Venable obtains complete dismissal of all tort and fraud-based claims aimed at New York Law School

3 min

New York, NY (March 21, 2012) – Venable attorneys in New York today obtained a dismissal of all claims brought by a putative class of New York Law School students and alumni in the Gomez-Jimenez v. New York Law School case, filed in New York State Court.  

The fundamental claim in the New York Law School case was that students and applicants relied on misleading information disseminated by the school, concerning its graduates’ employment and salaries, in making their decision to attend New York Law School. 

Plaintiffs alleged that they found themselves in disadvantaged employment positions upon graduation and were damaged in an amount equal to the difference between the alleged inflated tuition they paid because of the school’s published employment materials, and what Plaintiffs characterized as the unspecified “true value” of a New York Law degree.  Plaintiffs withdrew their original complaint when the school, through Venable, moved to dismiss.  Justice Melvin L. Schweitzer’s decision addressed the sufficiency of Plaintiffs’ amended complaint.

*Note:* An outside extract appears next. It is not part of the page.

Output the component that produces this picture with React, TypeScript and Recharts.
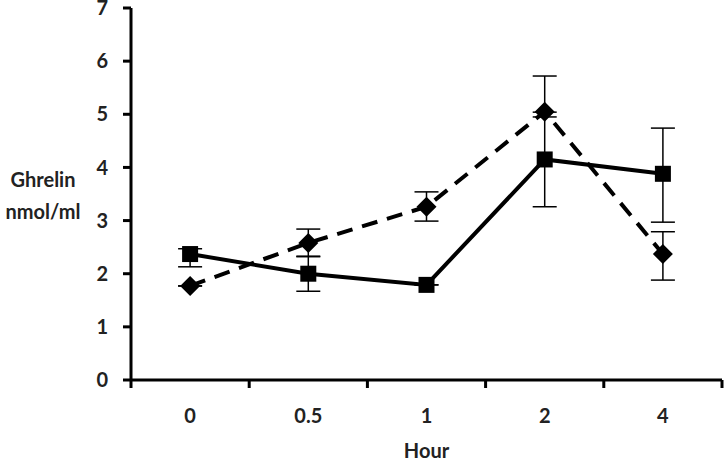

In his opinion, Justice Schweitzer wrote that “the issues posed by this case exemplify the adage that not every ailment afflicting society may be redressed by a lawsuit.”  He reminded the Plaintiffs that the real world effect of the economic downturn in 2008 was a reduction in the number of opportunities for lawyers at all points of entry in the profession, that layoffs abound.  He also enumerated several other economic factors which have curtailed law firm hiring.

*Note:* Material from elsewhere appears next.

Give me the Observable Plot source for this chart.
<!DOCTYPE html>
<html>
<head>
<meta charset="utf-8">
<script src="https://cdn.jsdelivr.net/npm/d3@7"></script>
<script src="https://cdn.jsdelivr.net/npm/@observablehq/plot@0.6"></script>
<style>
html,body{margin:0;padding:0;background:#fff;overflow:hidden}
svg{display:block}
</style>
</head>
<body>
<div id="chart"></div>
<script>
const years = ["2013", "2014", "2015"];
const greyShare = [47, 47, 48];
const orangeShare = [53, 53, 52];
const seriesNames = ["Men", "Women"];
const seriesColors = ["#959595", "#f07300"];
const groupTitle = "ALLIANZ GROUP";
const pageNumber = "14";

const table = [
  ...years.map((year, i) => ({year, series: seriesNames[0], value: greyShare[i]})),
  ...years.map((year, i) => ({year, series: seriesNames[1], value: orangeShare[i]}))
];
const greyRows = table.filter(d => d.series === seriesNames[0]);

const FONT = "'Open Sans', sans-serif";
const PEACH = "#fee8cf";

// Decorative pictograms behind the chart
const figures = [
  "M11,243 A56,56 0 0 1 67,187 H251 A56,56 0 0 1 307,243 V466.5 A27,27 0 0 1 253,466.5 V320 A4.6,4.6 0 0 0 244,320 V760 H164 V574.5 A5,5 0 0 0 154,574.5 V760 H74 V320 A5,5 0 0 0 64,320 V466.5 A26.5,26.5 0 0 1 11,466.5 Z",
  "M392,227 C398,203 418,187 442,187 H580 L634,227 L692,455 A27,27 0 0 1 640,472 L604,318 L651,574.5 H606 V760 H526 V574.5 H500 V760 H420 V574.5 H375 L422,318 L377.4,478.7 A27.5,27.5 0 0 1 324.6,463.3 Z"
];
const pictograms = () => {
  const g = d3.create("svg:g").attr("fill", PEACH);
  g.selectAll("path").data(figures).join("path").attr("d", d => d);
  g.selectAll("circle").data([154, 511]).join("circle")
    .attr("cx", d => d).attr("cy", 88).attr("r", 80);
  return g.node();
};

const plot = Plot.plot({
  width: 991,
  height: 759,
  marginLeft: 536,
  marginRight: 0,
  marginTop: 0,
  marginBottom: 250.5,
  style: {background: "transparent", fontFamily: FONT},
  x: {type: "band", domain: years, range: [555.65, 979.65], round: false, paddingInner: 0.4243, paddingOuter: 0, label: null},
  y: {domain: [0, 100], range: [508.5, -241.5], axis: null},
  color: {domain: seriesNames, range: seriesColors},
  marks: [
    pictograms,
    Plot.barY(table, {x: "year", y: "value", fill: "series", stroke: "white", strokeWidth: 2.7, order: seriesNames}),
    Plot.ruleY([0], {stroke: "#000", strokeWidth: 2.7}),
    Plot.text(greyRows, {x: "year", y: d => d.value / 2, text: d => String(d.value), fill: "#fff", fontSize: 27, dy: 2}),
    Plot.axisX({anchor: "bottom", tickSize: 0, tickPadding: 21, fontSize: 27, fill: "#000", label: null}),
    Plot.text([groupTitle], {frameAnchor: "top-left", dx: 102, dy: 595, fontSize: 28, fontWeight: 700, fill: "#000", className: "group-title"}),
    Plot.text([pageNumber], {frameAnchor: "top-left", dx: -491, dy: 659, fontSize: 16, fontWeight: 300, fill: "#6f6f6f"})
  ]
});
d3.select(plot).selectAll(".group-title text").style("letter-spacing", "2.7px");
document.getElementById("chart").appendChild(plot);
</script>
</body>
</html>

Justice Schweitzer’s decision dismissed each of Plaintiffs’ claims of statutory consumer fraud, common law fraud and negligent misrepresentation and adopted many of the arguments Venable set forth in its briefs and at the recent oral argument.  Most significantly, for purposes of the consumer fraud claim, the Court emphasized that the school’s statements were not misleading in a material way to reasonable consumers acting reasonably under the totality of the circumstances, and applicants had a wealth of information regarding their realistic employment prospects before, during and after the onset of the Great Recession.  As such, reasonable consumers would have evaluated such information in deciding whether to incur debt and pay for an expensive graduate education, and the very fact of the Great Recession was a “supervening cause” of Plaintiffs’ poorer job prospects, which was fatal to all the claims.  The Court likewise found that the widespread availability of information relating to the poor economic climate renders any reliance on allegedly misleading employment data unreasonable as a matter of law. 

Finally, Justice Schweitzer held that Plaintiffs’ theory of damages (that they should be awarded the difference between what they paid for their law degrees and an amount representing the degree’s alleged lesser intrinsic worth) was “entirely too speculative and remote to be quantified as a remedy under the law.” 

The Venable team handling law school related litigation includes:  Jim Shea, Michael Volpe, Ed O’Toole, Ed Larkin, Mike Hartmere, Megan Mann, Julia Davis, Emily Tortora and Kaveri Arora.